-- Start Records to use --

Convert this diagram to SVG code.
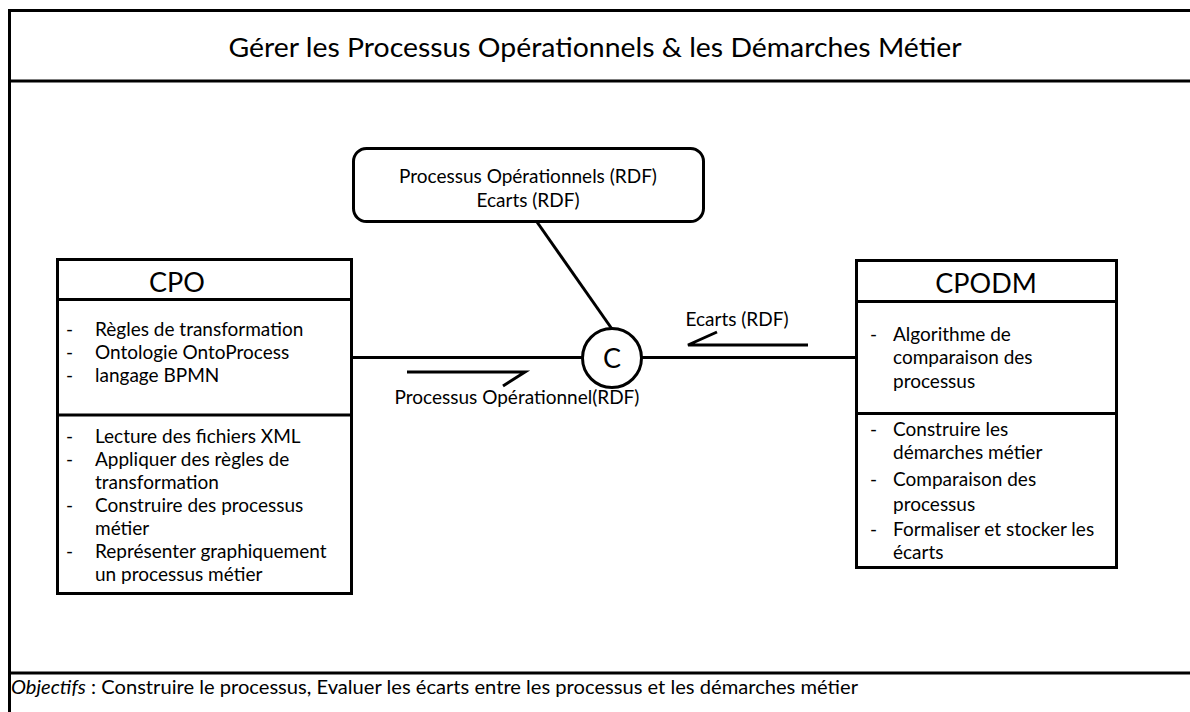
<svg xmlns="http://www.w3.org/2000/svg" width="1190" height="712" viewBox="0 0 1190 712">
<style>
.ln{stroke:#000;stroke-width:3;fill:none}
text{font-family:Lato,"Liberation Sans",sans-serif;fill:#000}
.b{font-size:19px}
.h{font-size:27px;text-anchor:middle}
.c{text-anchor:middle}
</style>
<rect width="1190" height="712" fill="#fff"/>
<g id="frame">
<path class="ln" d="M9.5,714 V10.5 H1192 M9.5,81 H1192 M9.5,673 H1192"/>
<text x="595" y="57" font-size="26.5" class="c" textLength="733" lengthAdjust="spacingAndGlyphs">Gérer les Processus Opérationnels &amp; les Démarches Métier</text>
<text x="11" y="694" font-size="19.5" textLength="847" lengthAdjust="spacingAndGlyphs"><tspan font-style="italic">Objectifs</tspan> : Construire le processus, Evaluer les écarts entre les processus et les démarches métier</text>
</g>
<g id="connectors">
<line class="ln" x1="352" y1="357.5" x2="583" y2="357.5"/>
<line class="ln" x1="642" y1="357.5" x2="856" y2="357.5"/>
<line class="ln" x1="537" y1="222" x2="612" y2="329"/>
<path class="ln" d="M407,372 H525 L503,386"/>
<text x="517" y="404" class="b c">Processus Opérationnel(RDF)</text>
<path class="ln" d="M808,345 H688 L717,332"/>
<text x="737" y="326" class="b c">Ecarts (RDF)</text>
</g>
<g id="store">
<rect class="ln" x="353.5" y="148.5" width="350" height="73" rx="13"/>
<text x="528" y="183" class="b c">Processus Opérationnels (RDF)</text>
<text x="528" y="207" class="b c">Ecarts (RDF)</text>
</g>
<g id="C">
<circle class="ln" cx="612" cy="358" r="29.5" fill="#fff"/>
<text x="612" y="368" font-size="27" class="c">C</text>
</g>
<g id="CPO">
<rect class="ln" x="57.5" y="259.5" width="294" height="334"/>
<path class="ln" d="M57.5,299.5 H351.5 M57.5,415 H351.5"/>
<text x="177" y="292" class="h">CPO</text>
<g class="b">
<text x="66" y="336">-</text><text x="95" y="336">Règles de transformation</text>
<text x="66" y="359">-</text><text x="95" y="359">Ontologie OntoProcess</text>
<text x="66" y="382">-</text><text x="95" y="382">langage BPMN</text>
<text x="66" y="443">-</text><text x="95" y="443">Lecture des fichiers XML</text>
<text x="66" y="466">-</text><text x="95" y="466">Appliquer des règles de</text>
<text x="95" y="489">transformation</text>
<text x="66" y="512">-</text><text x="95" y="512">Construire des processus</text>
<text x="95" y="535">métier</text>
<text x="66" y="558">-</text><text x="95" y="558">Représenter graphiquement</text>
<text x="95" y="581">un processus métier</text>
</g>
</g>
<g id="CPODM">
<rect class="ln" x="856.5" y="260.5" width="260" height="307"/>
<path class="ln" d="M856.5,301.5 H1116.5 M856.5,413.5 H1116.5"/>
<text x="986" y="293" class="h">CPODM</text>
<g class="b">
<text x="870" y="341">-</text><text x="893" y="341">Algorithme de</text>
<text x="893" y="364">comparaison des</text>
<text x="893" y="388">processus</text>
<text x="870" y="436">-</text><text x="893" y="436">Construire les</text>
<text x="893" y="459">démarches métier</text>
<text x="870" y="486">-</text><text x="893" y="486">Comparaison des</text>
<text x="893" y="511">processus</text>
<text x="870" y="536">-</text><text x="893" y="536">Formaliser et stocker les</text>
<text x="893" y="559">écarts</text>
</g>
</g>
</svg>
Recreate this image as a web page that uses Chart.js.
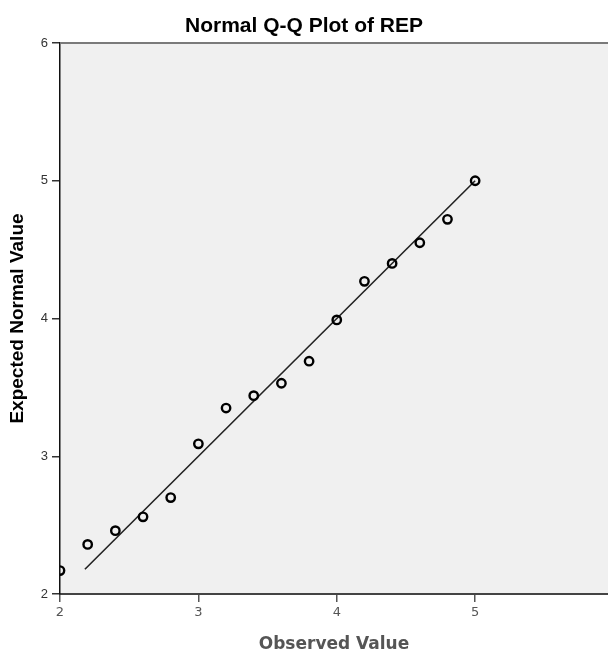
<!DOCTYPE html>
<html>
<head>
<meta charset="utf-8">
<script src="https://cdn.jsdelivr.net/npm/chart.js@4/dist/chart.umd.min.js"></script>
<style>
  html, body { margin: 0; padding: 0; background: #fff; }
  #qq { display: block; }
</style>
</head>
<body>
<canvas id="qq" width="608" height="654"></canvas>
<script>
const observed = [2.0, 2.2, 2.4, 2.6, 2.8, 3.0, 3.2, 3.4, 3.6, 3.8, 4.0, 4.2, 4.4, 4.6, 4.8, 5.0];
const expected = [2.17, 2.36, 2.46, 2.56, 2.70, 3.09, 3.35, 3.44, 3.53, 3.69, 3.99, 4.27, 4.40, 4.55, 4.72, 5.00];

// Referenzgerade (Normalverteilung)
const refLineX = [2.18, 5.0];
const refLineY = [2.18, 5.0];

// Achsenbeschriftungen
const xTicks = [2, 3, 4, 5];
const yTicks = [2, 3, 4, 5, 6];

const toPoints = (xs, ys) => xs.map((x, i) => ({ x: x, y: ys[i] }));

// Hintergrund der Plotfläche + obere Rahmenlinie
const plotFrame = {
    id: 'plotFrame',
    beforeDraw(chart) {
        const { ctx, chartArea: a } = chart;
        ctx.save();
        ctx.fillStyle = '#f0f0f0';
        ctx.fillRect(a.left, a.top, a.right - a.left, a.bottom - a.top);
        ctx.restore();
    },
    afterDraw(chart) {
        const { ctx, chartArea: a } = chart;
        ctx.save();
        ctx.strokeStyle = '#7a7a7a';
        ctx.lineWidth = 2;
        ctx.beginPath();
        ctx.moveTo(a.left, a.top);
        ctx.lineTo(a.right, a.top);
        ctx.stroke();
        ctx.restore();
    }
};

new Chart(document.getElementById('qq'), {
    type: 'scatter',
    data: {
        datasets: [
            {
                label: 'REP',
                data: toPoints(observed, expected),
                pointStyle: 'circle',
                pointRadius: 4.2,
                pointHoverRadius: 4.2,
                pointBorderWidth: 2.4,
                pointBackgroundColor: 'rgba(0,0,0,0)',
                pointBorderColor: '#000',
                clip: 0,
                order: 1
            },
            {
                label: 'Normal',
                type: 'line',
                data: toPoints(refLineX, refLineY),
                borderColor: '#222',
                borderWidth: 1.6,
                pointRadius: 0,
                fill: false,
                order: 2
            }
        ]
    },
    options: {
        responsive: false,
        animation: false,
        events: [],
        layout: { autoPadding: false, padding: { left: 0, right: 0, top: 0, bottom: 0 } },
        plugins: {
            legend: { display: false },
            tooltip: { enabled: false },
            title: {
                display: true,
                text: 'Normal Q-Q Plot of REP',
                color: '#000',
                font: { family: 'Liberation Sans', size: 21, weight: 'bold', lineHeight: 1 },
                padding: { top: 16, bottom: 6 }
            }
        },
        scales: {
            x: {
                type: 'linear',
                min: 2,
                max: 5.96,
                afterBuildTicks: (s) => { s.ticks = xTicks.map(v => ({ value: v })); },
                afterFit: (s) => { s.height = 60; s.paddingLeft = 0; s.paddingRight = 0; },
                border: { display: true, color: '#444', width: 2 },
                grid: { drawOnChartArea: false, drawTicks: true, tickLength: 8, color: '#555', lineWidth: 1.5 },
                ticks: {
                    color: '#555',
                    padding: 3,
                    font: { family: 'DejaVu Sans', size: 13 }
                },
                title: {
                    display: true,
                    text: 'Observed Value',
                    color: '#555',
                    font: { family: 'DejaVu Sans', size: 17, weight: 'bold', lineHeight: 1 },
                    padding: { top: 0, bottom: 0.5 }
                }
            },
            y: {
                type: 'linear',
                min: 2,
                max: 6,
                afterBuildTicks: (s) => { s.ticks = yTicks.map(v => ({ value: v })); },
                afterFit: (s) => { s.width = 60; },
                border: { display: true, color: '#111', width: 1.5 },
                grid: { drawOnChartArea: false, drawTicks: true, tickLength: 8, color: '#333', lineWidth: 1.5 },
                ticks: {
                    color: '#333',
                    padding: 4,
                    font: { family: 'Liberation Sans', size: 13 }
                },
                title: {
                    display: true,
                    text: 'Expected Normal Value',
                    color: '#000',
                    font: { family: 'Liberation Sans', size: 19, weight: 'bold', lineHeight: 1 },
                    padding: { top: 8, bottom: 0 }
                }
            }
        }
    },
    plugins: [plotFrame]
});
</script>
</body>
</html>
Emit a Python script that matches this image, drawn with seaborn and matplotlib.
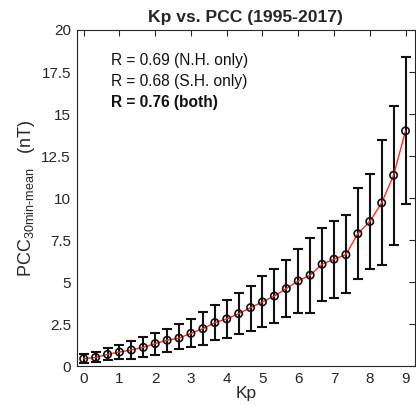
import numpy as np
import pandas as pd
import matplotlib
matplotlib.use("Agg")
import matplotlib.pyplot as plt
import seaborn as sns

kp = [0, 1/3, 2/3, 1, 4/3, 5/3, 2, 7/3, 8/3, 3, 10/3, 11/3, 4, 13/3, 14/3, 5,
      16/3, 17/3, 6, 19/3, 20/3, 7, 22/3, 23/3, 8, 25/3, 26/3, 9]
pcc_mean = [0.45, 0.53, 0.71, 0.85, 0.97, 1.13, 1.35, 1.55, 1.68, 1.96, 2.24, 2.6,
            2.82, 3.13, 3.49, 3.83, 4.18, 4.62, 5.08, 5.42, 6.07, 6.37, 6.64, 7.89,
            8.61, 9.72, 11.36, 14.0]
err_top = [0.71, 0.83, 1.07, 1.27, 1.5, 1.72, 2.0, 2.24, 2.52, 2.8, 3.23, 3.63,
           3.93, 4.38, 4.8, 5.36, 5.81, 6.31, 6.96, 7.64, 8.23, 8.65, 8.99, 10.6,
           11.45, 13.46, 15.49, 18.37]
err_bot = [0.18, 0.27, 0.36, 0.43, 0.45, 0.57, 0.69, 0.85, 1.01, 1.13, 1.27, 1.57,
           1.67, 1.9, 2.1, 2.36, 2.56, 2.93, 3.19, 3.19, 3.9, 4.08, 4.36, 5.18,
           5.77, 6.03, 7.22, 9.68]
r_labels = ["R = 0.69 (N.H. only)", "R = 0.68 (S.H. only)", "R = 0.76 (both)"]
xticks = list(range(0, 10))
yticks = [0, 2.5, 5, 7.5, 10, 12.5, 15, 17.5, 20]

sns.set_style("white")
plt.rcParams['font.family'] = ['Liberation Sans', 'DejaVu Sans']
plt.rcParams['mathtext.fontset'] = 'custom'
plt.rcParams['mathtext.rm'] = 'Liberation Sans'
plt.rcParams['mathtext.it'] = 'Liberation Sans:italic'
plt.rcParams['mathtext.bf'] = 'Liberation Sans:bold'

df = pd.DataFrame({"Kp": kp, "PCC": pcc_mean, "top": err_top, "bot": err_bot})

fig = plt.figure(figsize=(4.16, 4.05), dpi=100)
ax = fig.add_axes([0.184, 0.0955, 0.814, 0.8305])

yerr = np.vstack([df["PCC"] - df["bot"], df["top"] - df["PCC"]])
ax.errorbar(df["Kp"], df["PCC"], yerr=yerr, fmt='none', ecolor='#111111',
            elinewidth=1.5, capsize=3.5, capthick=1.5, zorder=2)
sns.lineplot(data=df, x="Kp", y="PCC", color='#ff2a1a', linewidth=1.0, ax=ax,
             zorder=3, sort=True)
sns.scatterplot(data=df, x="Kp", y="PCC", marker='o', s=28, facecolor='none',
                edgecolor='#111111', linewidth=1.2, ax=ax, zorder=4)

ax.set_xlim(-0.2, 9.27)
ax.set_ylim(0, 20)
ax.set_xticks(xticks)
ax.set_yticks(yticks)
ax.set_yticklabels(["0", "2.5", "5", "7.5", "10", "12.5", "15", "17.5", "20"])
ax.tick_params(direction='in', length=4, width=0.8, colors='#262626',
               labelsize=11, top=True, right=True, pad=4)
for s in ax.spines.values():
    s.set_color('#262626')
    s.set_linewidth(0.8)

ax.set_title("Kp vs. PCC (1995-2017)", fontsize=12.6, fontweight='bold', pad=6)
ax.set_xlabel("Kp", fontsize=12.5, labelpad=0)
ax.set_ylabel(r"PCC$_{\mathregular{30min}\text{-}\mathregular{mean}}$   (nT)",
              fontsize=13, labelpad=3)

ys = [0.8955, 0.833, 0.771]
for i, (t, y) in enumerate(zip(r_labels, ys)):
    ax.text(0.103, y, t, transform=ax.transAxes, fontsize=11.2, va='baseline',
            ha='left', fontweight='bold' if i == 2 else 'normal', color='#111111')

fig.savefig("out.png", dpi=100)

-- End Records to use --

**To be done**
For the material above, give again only the lines starting at the line that contains "Emit a Python" and ending at the line that contains "import seaborn as sns". Pictures do not belong in the copy.

**Output below**
Emit a Python script that matches this image, drawn with seaborn and matplotlib.
import numpy as np
import pandas as pd
import matplotlib
matplotlib.use("Agg")
import matplotlib.pyplot as plt
import seaborn as sns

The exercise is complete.